> **Direction**:
What is the number of lines that include the word "script"? Provide only that figure.

> **Task input**:
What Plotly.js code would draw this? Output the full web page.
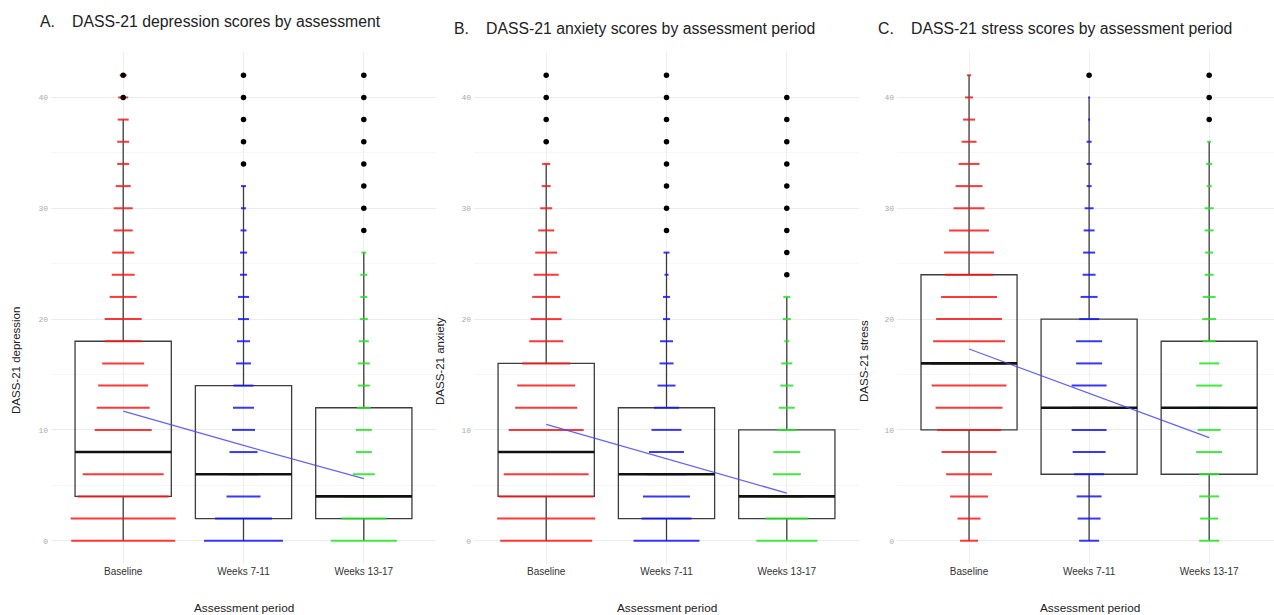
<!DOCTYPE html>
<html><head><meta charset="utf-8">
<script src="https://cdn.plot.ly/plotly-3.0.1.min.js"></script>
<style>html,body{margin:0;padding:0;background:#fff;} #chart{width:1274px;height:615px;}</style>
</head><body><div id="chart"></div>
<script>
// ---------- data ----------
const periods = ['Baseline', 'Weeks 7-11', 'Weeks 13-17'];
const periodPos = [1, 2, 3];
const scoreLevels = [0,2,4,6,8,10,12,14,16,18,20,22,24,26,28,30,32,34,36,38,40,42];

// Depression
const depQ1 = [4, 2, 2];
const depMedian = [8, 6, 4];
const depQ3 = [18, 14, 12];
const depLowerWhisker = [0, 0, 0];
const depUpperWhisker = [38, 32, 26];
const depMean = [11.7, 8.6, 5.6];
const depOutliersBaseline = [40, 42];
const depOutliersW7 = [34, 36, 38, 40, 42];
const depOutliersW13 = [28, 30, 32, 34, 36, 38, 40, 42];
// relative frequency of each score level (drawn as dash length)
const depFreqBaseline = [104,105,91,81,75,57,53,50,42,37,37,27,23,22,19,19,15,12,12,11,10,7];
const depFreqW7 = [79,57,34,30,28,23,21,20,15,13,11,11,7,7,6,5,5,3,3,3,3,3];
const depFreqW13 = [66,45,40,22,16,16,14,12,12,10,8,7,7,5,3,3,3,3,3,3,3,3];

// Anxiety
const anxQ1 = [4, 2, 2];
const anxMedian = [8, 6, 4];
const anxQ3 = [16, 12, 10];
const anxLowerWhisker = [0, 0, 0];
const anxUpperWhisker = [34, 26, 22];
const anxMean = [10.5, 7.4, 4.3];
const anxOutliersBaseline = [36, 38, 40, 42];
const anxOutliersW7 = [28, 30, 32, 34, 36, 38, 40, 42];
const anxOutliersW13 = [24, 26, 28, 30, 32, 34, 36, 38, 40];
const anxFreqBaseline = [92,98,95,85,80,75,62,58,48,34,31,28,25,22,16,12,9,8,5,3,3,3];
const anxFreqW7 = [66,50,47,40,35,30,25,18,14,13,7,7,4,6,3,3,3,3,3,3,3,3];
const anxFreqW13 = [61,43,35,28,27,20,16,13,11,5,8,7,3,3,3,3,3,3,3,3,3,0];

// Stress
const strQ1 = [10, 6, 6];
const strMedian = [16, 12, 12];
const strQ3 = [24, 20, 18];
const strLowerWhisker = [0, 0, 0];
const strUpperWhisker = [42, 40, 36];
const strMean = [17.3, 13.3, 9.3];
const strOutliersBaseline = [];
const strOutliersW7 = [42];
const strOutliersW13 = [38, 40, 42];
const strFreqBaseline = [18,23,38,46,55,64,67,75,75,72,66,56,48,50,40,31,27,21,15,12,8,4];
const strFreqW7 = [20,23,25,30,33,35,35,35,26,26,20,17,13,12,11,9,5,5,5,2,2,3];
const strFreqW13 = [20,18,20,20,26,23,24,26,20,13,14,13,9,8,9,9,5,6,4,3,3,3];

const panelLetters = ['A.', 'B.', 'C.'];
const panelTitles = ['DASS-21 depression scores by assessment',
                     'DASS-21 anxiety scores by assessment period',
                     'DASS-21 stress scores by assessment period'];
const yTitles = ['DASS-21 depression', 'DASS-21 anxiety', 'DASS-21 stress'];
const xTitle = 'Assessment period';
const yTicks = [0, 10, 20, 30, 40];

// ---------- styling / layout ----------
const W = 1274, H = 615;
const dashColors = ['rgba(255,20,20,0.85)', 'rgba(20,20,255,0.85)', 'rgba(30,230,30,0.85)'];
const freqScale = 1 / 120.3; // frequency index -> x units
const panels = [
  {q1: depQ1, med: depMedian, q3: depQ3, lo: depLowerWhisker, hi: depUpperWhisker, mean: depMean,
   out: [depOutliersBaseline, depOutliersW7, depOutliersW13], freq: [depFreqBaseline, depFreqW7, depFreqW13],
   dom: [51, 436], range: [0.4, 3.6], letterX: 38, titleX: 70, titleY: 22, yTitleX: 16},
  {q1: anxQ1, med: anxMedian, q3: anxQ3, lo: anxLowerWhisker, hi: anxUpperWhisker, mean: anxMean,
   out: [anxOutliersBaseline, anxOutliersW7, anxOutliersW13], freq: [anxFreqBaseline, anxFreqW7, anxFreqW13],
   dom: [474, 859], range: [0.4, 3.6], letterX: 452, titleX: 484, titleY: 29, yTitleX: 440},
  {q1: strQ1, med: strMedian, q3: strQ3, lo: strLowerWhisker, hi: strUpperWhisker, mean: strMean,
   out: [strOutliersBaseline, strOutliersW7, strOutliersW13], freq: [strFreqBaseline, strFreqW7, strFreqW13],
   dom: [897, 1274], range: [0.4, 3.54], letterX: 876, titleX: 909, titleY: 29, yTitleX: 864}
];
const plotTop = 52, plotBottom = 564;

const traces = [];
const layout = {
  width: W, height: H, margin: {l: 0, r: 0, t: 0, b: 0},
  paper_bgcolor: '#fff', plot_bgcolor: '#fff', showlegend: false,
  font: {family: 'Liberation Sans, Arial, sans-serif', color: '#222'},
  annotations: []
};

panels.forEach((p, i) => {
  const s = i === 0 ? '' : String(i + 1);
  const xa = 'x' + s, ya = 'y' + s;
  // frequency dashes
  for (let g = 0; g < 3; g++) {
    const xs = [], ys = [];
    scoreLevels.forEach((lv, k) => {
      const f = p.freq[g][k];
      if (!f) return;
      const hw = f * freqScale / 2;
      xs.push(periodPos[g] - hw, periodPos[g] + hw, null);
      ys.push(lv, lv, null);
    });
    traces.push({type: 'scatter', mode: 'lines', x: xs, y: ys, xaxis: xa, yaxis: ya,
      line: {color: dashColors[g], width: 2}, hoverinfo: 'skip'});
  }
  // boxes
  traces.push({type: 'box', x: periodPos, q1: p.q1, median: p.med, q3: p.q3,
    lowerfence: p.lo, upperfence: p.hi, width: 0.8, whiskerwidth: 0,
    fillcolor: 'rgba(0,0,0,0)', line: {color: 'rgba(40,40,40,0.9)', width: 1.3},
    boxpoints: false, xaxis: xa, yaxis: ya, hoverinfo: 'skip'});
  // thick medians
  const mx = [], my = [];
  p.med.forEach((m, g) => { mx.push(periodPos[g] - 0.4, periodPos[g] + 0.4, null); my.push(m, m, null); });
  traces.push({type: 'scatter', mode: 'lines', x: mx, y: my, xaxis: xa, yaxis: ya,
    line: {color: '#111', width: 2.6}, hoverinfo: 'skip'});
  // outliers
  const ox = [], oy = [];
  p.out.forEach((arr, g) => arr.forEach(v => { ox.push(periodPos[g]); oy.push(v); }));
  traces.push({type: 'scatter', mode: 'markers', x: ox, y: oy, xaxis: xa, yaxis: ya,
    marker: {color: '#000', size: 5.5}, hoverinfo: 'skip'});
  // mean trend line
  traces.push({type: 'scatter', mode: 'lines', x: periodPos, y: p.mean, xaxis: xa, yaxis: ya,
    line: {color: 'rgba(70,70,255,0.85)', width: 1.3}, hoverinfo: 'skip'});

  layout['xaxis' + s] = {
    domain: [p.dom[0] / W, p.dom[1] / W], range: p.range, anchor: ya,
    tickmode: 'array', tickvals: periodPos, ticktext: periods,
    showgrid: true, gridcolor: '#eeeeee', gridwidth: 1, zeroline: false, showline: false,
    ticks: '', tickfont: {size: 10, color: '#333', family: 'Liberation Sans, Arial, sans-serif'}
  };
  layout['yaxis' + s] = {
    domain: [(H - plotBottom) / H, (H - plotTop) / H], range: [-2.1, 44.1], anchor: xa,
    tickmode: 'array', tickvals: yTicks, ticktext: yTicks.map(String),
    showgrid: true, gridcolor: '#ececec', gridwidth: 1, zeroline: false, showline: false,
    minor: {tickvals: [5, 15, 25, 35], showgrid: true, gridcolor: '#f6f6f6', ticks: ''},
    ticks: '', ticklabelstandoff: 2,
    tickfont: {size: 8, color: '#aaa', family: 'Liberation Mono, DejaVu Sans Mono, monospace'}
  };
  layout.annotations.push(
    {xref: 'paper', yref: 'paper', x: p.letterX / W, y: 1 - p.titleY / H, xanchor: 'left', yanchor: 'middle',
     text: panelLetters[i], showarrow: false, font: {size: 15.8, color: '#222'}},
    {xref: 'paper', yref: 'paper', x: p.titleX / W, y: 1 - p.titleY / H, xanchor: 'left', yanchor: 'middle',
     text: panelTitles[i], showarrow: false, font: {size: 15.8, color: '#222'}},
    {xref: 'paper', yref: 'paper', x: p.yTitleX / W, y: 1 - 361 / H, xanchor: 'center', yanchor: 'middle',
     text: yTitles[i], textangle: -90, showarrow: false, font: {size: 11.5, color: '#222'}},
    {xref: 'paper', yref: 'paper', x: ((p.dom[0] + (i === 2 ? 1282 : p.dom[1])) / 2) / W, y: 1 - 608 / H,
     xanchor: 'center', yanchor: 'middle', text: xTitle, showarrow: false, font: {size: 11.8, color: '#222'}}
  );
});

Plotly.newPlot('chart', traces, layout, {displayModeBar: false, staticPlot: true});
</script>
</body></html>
---
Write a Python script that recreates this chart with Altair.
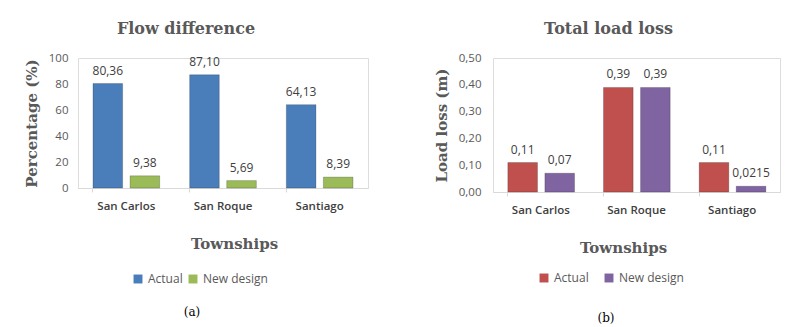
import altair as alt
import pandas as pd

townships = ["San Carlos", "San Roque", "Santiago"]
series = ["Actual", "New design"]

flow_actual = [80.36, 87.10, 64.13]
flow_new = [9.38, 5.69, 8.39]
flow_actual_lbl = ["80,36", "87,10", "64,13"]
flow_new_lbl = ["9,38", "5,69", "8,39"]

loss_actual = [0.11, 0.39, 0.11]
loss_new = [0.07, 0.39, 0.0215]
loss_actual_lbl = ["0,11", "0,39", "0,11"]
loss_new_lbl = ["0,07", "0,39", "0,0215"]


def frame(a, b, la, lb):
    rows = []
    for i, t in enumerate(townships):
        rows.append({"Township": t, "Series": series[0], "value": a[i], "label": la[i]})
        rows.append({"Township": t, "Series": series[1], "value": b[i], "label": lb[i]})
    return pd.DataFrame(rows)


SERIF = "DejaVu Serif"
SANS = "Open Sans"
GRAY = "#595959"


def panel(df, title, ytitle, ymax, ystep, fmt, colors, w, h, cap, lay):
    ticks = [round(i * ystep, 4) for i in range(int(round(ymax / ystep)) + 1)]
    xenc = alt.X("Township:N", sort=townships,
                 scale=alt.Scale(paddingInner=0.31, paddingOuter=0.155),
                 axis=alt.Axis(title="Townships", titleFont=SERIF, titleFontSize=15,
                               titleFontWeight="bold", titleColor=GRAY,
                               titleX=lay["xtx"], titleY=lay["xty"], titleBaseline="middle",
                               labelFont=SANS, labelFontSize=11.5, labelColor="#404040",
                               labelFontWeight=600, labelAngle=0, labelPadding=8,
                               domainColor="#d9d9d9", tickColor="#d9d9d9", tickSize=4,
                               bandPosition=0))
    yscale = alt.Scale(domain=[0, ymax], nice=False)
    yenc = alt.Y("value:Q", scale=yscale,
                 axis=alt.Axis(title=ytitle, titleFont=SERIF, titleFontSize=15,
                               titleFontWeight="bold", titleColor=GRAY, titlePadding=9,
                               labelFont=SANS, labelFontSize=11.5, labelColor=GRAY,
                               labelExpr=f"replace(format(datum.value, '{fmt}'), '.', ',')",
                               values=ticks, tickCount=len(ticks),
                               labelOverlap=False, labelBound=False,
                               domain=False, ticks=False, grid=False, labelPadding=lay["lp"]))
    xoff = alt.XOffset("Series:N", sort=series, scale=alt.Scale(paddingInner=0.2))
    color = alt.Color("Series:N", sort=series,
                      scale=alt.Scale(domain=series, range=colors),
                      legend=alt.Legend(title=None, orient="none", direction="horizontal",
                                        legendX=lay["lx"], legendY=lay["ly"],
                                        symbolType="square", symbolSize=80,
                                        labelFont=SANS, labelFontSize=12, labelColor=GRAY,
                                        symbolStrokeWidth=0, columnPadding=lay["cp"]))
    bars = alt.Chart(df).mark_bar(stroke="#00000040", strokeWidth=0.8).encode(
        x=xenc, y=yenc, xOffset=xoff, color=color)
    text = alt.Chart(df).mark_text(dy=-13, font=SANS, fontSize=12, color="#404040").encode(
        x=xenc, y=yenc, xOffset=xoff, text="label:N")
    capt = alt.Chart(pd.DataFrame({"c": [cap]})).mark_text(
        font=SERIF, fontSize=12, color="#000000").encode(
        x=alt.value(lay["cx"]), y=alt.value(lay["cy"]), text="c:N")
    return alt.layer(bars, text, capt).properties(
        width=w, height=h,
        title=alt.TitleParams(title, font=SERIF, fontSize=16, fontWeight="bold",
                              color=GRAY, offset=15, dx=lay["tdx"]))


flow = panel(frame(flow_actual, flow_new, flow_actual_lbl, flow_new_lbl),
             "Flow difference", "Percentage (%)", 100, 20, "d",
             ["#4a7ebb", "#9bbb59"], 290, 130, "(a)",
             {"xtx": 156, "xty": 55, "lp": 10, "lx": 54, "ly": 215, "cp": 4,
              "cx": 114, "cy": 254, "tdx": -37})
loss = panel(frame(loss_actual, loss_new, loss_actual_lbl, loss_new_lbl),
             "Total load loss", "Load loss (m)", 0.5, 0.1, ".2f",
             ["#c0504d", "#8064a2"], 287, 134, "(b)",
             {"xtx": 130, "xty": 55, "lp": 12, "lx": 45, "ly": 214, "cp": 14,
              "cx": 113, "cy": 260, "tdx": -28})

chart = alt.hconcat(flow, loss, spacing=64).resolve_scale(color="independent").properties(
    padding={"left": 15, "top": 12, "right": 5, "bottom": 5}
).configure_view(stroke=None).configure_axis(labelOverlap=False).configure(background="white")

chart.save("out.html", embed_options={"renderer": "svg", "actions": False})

> **Result of this task**:
4